His profound environmental concerns twine with a determination to preserve and safeguard traditional rural life and these, in turn, connect to his other causes and activities, all of which find expression not only in patronages of existing causes—which number more than four hundred in total—but in charities and initiatives that he sets up.

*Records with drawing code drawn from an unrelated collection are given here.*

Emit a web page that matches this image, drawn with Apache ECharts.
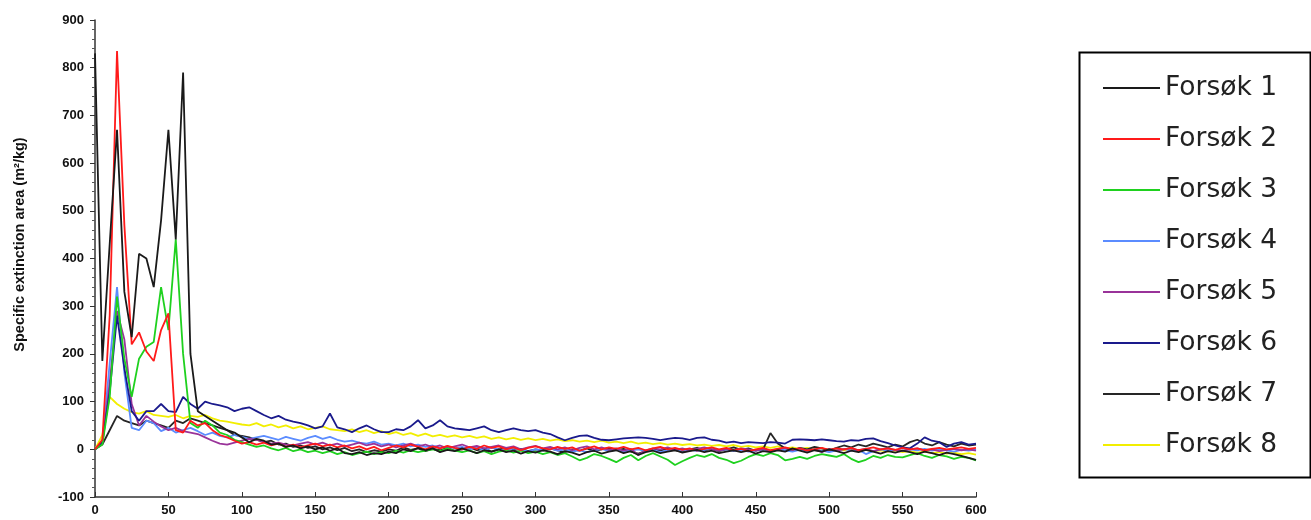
<!DOCTYPE html>
<html>
<head>
<meta charset="utf-8">
<title>Specific extinction area</title>
<script src="https://cdn.jsdelivr.net/npm/echarts@6/dist/echarts.min.js"></script>
<style>
  html, body { margin: 0; padding: 0; background: #fff; }
  #chart { width: 1311px; height: 520px; }
</style>
</head>
<body>
<div id="chart"></div>
<script>
// Time axis (s): one sample every 5 s from 0 to 600
const seconds = Array.from({ length: 121 }, (_, i) => i * 5);

const seriesNames = ['Forsøk 1', 'Forsøk 2', 'Forsøk 3', 'Forsøk 4', 'Forsøk 5', 'Forsøk 6', 'Forsøk 7', 'Forsøk 8'];
const seriesColors = ['#1a1a1a', '#ff1a1a', '#1fd11f', '#5b8cff', '#993399', '#1a1a8c', '#262626', '#f2ee00'];

// Specific extinction area (m²/kg) per test, aligned with `seconds`
const forsok1 = [830, 185, 430, 670, 330, 235, 410, 400, 340, 480, 670, 440, 790, 200, 80, 70, 60, 50, 40, 35,
  25, 15, 22, 18, 10, 12, 5, 8, 2, 6, 0, 4, -3, 2, -8, -10, -6, -12, -8, -10,
  -5, -8, 0, -4, 3, -2, 2, -6, -1, -4, 2, -3, -8, -2, -5, 0, -6, -3, -9, -4,
  -7, -2, -5, -10, -4, -7, -12, -6, -3, -9, -5, -2, -8, -4, -12, -6, -3, -8, -5, -2,
  -7, -4, -1, -6, -3, -8, -5, -2, -6, -3, -9, -4, -6, -2, -5, 2, -3, -7, -2, -5,
  0, -4, -8, -3, -6, -1, -5, -9, -4, -7, -3, -6, -10, -5, -8, -12, -7, -10, -14, -18, -22];

const forsok2 = [0, 20, 280, 835, 470, 220, 245, 205, 185, 250, 285, 40, 35, 60, 50, 55, 40, 30, 25, 18,
  12, 15, 10, 14, 8, 12, 5, 10, 4, 8, 12, 6, 10, 4, 8, 2, 6, 0, 5, -2,
  3, 8, 4, 10, 5, 0, 6, 2, 7, 3, 0, 5, 1, 8, 3, 6, 0, 4, -2, 3,
  6, 2, 0, 5, 1, 4, -3, 2, 6, 0, 4, 1, 5, 0, 3, -2, 2, 5, 0, 3,
  -1, 2, -3, 1, 4, 0, 3, -2, 1, -4, 0, 3, -2, 1, 4, 0, 2, -3, 0, 3,
  -1, 2, 0, 3, -2, 1, 4, 0, 2, -1, 3, 0, 2, -2, 1, 3, 0, 2, 4, 1, 3];

const forsok3 = [0, 10, 110, 320, 190, 110, 190, 215, 225, 340, 250, 440, 200, 55, 45, 60, 50, 35, 30, 20,
  15, 10, 5, 8, 2, -2, 3, -4, 0, -6, -3, -8, -4, -10, -6, -12, -8, -5, -10, -6,
  -8, -3, -7, -2, -6, -3, 0, -4, 2, -3, -6, -2, -8, -4, -10, -5, -2, -7, -3, -8,
  -5, -10, -6, -12, -8, -15, -23, -18, -10, -14, -20, -27, -18, -12, -23, -14, -8, -15, -22, -33,
  -25, -18, -12, -16, -10, -18, -22, -29, -24, -16, -10, -14, -8, -12, -23, -20, -16, -20, -14, -10,
  -13, -16, -10, -20, -27, -22, -14, -18, -12, -16, -17, -12, -8, -14, -18, -12, -15, -20, -16, -18, -23];

const forsok4 = [0, 15, 180, 340, 160, 45, 40, 60, 55, 38, 45, 35, 40, 45, 38, 30, 35, 28, 25, 30,
  26, 22, 25, 28, 24, 20, 26, 22, 18, 24, 28, 22, 26, 20, 16, 18, 14, 12, 16, 10,
  12, 8, 12, 6, 10, 5, 8, 3, 6, 2, 5, 0, 4, -2, 3, 0, -3, 2, -1, -4,
  0, -2, 2, -3, 0, -5, -2, -6, -2, 1, -4, -1, -5, -2, 0, -4, -1, -6, -2, 1,
  -3, 0, -4, -1, 2, -2, 0, -4, -1, -5, -2, 0, -3, 1, -2, -5, -1, -4, 0, -3,
  -6, -2, 1, -3, -1, -10, -4, 0, -3, -1, -4, 0, -2, 1, -3, 0, -2, -5, -1, -3, 0];

const forsok5 = [0, 12, 140, 290, 230, 95, 50, 70, 58, 48, 40, 45, 38, 35, 32, 25, 18, 12, 10, 14,
  18, 22, 20, 16, 12, 14, 10, 8, 12, 15, 10, 14, 8, 12, 6, 10, 14, 8, 12, 6,
  10, 4, 8, 12, 6, 10, 4, 8, 2, 6, 10, 4, 7, 2, 5, 8, 3, 6, 0, 4,
  7, 2, 5, 0, 4, -2, 3, 6, 0, 4, -1, 2, -3, 1, -12, -2, 2, 0, 4, -1,
  2, -2, 1, 4, 0, -3, 1, -2, 2, 0, -3, 1, -4, 0, 3, -1, 2, -2, 0, -6,
  1, -3, 0, 2, -2, 1, -4, 0, 2, -1, -3, 0, 2, -2, 0, -4, -1, 1, -2, 0, -3];

const forsok6 = [0, 15, 120, 280, 170, 80, 60, 80, 80, 95, 80, 78, 110, 95, 85, 100, 95, 92, 88, 80,
  85, 88, 80, 72, 65, 70, 62, 58, 55, 50, 44, 48, 75, 46, 42, 36, 44, 50, 42, 36,
  36, 42, 40, 48, 61, 44, 50, 61, 48, 44, 42, 40, 44, 48, 40, 36, 40, 44, 40, 38,
  40, 35, 32, 25, 19, 24, 28, 29, 24, 20, 19, 21, 23, 24, 25, 24, 22, 19, 22, 24,
  23, 20, 24, 25, 20, 18, 14, 16, 13, 15, 14, 13, 15, 14, 12, 20, 21, 20, 19, 21,
  19, 17, 16, 19, 18, 22, 23, 17, 13, 8, 4, 2, 12, 25, 18, 15, 5, 12, 15, 10, 12];

const forsok7 = [0, 10, 40, 70, 60, 55, 50, 60, 55, 50, 45, 60, 55, 65, 60, 55, 50, 45, 40, 30,
  28, 25, 20, 15, 18, 10, 12, 5, 8, 3, 6, 0, 4, -2, 3, -4, 0, -6, -2, -5,
  0, -3, 4, -1, 2, -4, 1, -2, 3, -3, 0, 4, -2, 2, -5, 0, 3, -2, 1, -4,
  0, -3, 2, -2, -6, 0, -3, 2, -4, 0, 3, -2, 1, -5, -9, -4, 0, -3, 2, -2,
  -5, 0, 3, -2, 1, -4, 0, 4, -1, 2, -3, 0, 34, 12, 2, -3, 3, 0, 5, 2,
  -2, 3, 8, 4, 10, 6, 12, 8, 4, 10, 6, 15, 20, 12, 8, 15, 10, 6, 12, 8, 10];

const forsok8 = [0, 30, 110, 95, 85, 78, 75, 80, 72, 70, 68, 72, 65, 70, 68, 72, 65, 60, 58, 55,
  52, 50, 55, 48, 52, 46, 50, 44, 48, 42, 45, 48, 42, 40, 38, 42, 36, 40, 34, 38,
  32, 36, 30, 34, 28, 33, 27, 30, 26, 29, 25, 28, 24, 27, 22, 25, 21, 24, 20, 23,
  19, 22, 18, 21, 17, 19, 16, 18, 15, 18, 14, 16, 13, 16, 12, 14, 11, 13, 10, 12,
  9, 11, 8, 10, 7, 9, 6, 9, 5, 7, 4, 6, 3, 6, 2, 4, 1, 3, 0, 2,
  -1, 1, -2, 1, -3, -1, -4, -2, -5, -2, -6, -4, -7, -5, -8, -6, -9, -7, -10, -8, -11];

const seriesValues = [forsok1, forsok2, forsok3, forsok4, forsok5, forsok6, forsok7, forsok8];

// Higher z for the tests whose peaks sit on top of the others
const seriesZ = [9, 8, 7, 4, 5, 6, 3, 2];

const chart = echarts.init(document.getElementById('chart'), null, { renderer: 'canvas' });

const axisText = { color: '#111', fontFamily: 'Liberation Sans, Arial, sans-serif', fontWeight: 'bold', fontSize: 13 };

chart.setOption({
  animation: false,
  backgroundColor: '#fff',
  color: seriesColors,
  grid: { left: 95, right: 335, top: 20, bottom: 23 },
  xAxis: {
    type: 'value',
    min: 0,
    max: 600,
    interval: 50,
    axisLine: { onZero: false, lineStyle: { color: '#333', width: 1.5 } },
    axisTick: { show: true, inside: true, length: 5, lineStyle: { color: '#333' } },
    axisLabel: Object.assign({ margin: 7 }, axisText),
    splitLine: { show: false }
  },
  yAxis: {
    type: 'value',
    min: -100,
    max: 900,
    interval: 100,
    name: 'Specific extinction area (m²/kg)',
    nameLocation: 'middle',
    nameGap: 68,
    nameTextStyle: { color: '#111', fontFamily: 'Liberation Sans, Arial, sans-serif', fontWeight: 'bold', fontSize: 14.5, padding: [0, 0, 0, 28] },
    axisLine: { show: true, lineStyle: { color: '#333', width: 1.5 } },
    axisTick: { show: true, length: 5, lineStyle: { color: '#333' } },
    minorTick: { show: true, splitNumber: 5, length: 3, lineStyle: { color: '#555' } },
    axisLabel: Object.assign({ margin: 11 }, axisText),
    splitLine: { show: false }
  },
  legend: {
    orient: 'vertical',
    left: 1103,
    top: 67,
    padding: 0,
    icon: 'rect',
    itemWidth: 57,
    itemHeight: 2,
    itemGap: 9,
    itemTextGap: 9,
    selectedMode: false,
    data: seriesNames,
    textStyle: {
      fontFamily: 'DejaVu Sans, sans-serif',
      fontSize: 26.5,
      lineHeight: 30,
      color: '#222',
      padding: [0, 0, 12, 0]
    }
  },
  graphic: [{
    type: 'rect',
    left: 1077,
    top: 50,
    shape: { width: 231, height: 425 },
    style: { fill: 'none', stroke: '#000', lineWidth: 2 },
    silent: true
  }],
  series: seriesNames.map((name, k) => ({
    name,
    type: 'line',
    data: seconds.map((t, i) => [t, seriesValues[k][i]]),
    showSymbol: false,
    symbol: 'none',
    z: seriesZ[k],
    lineStyle: { width: 1.8, color: seriesColors[k] },
    itemStyle: { color: seriesColors[k] }
  }))
});
</script>
</body>
</html>
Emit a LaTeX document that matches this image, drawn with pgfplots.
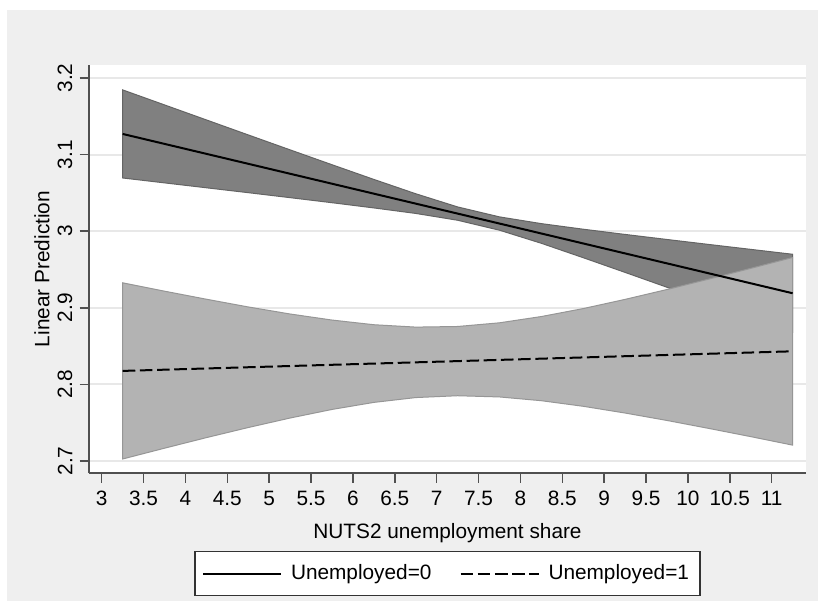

Much of this activity takes place below the radar, to the frustration of the Prince and his aides. “When I was Private Secretary, people would say to me, ‘What has the Prince done for us?’ And I’d say, ‘Well there’s the Prince’s Trust.’ And they’d say, ‘Oh yes, that has helped a lot of people to get off the unemployment queue and realize their potential,’” recalls Clive Alderton. “Then they’d say, ‘He doesn’t really do very much,’ and I’d say, ‘He did hundreds of royal engagements last year,’ and it would be five hundred or more, and they’d say, ‘Oh, that’s really very good.’ And I’d see that
Monty Python
scene about ‘What have the Romans done for us?’ playing out in my mind.”
17

There are many Pythonesque notes to the Prince’s existence. At times he could be one of the prophets from
Life of Brian
, addressing a slack-jawed crowd, or Brian himself, thrust into a public role he never sought. His quest and the jostling of the knights around him recall
Monty Python and the Holy Grail
. Though the Prince employs professionals of a high caliber, the underlying structure of Clarence House is of a court, with all the intrigues and rivalries that entails.

What little organizational logic there is to the Prince’s portfolio has been applied after the fact. For more than forty years, he has spotted what he sees as gaps in the voluntary sector, often on the basis of single conversations, and sought to plug them, grafting onto the creaking structures of his court the massive apparatus of Britain’s widest-ranging professional charitable empire.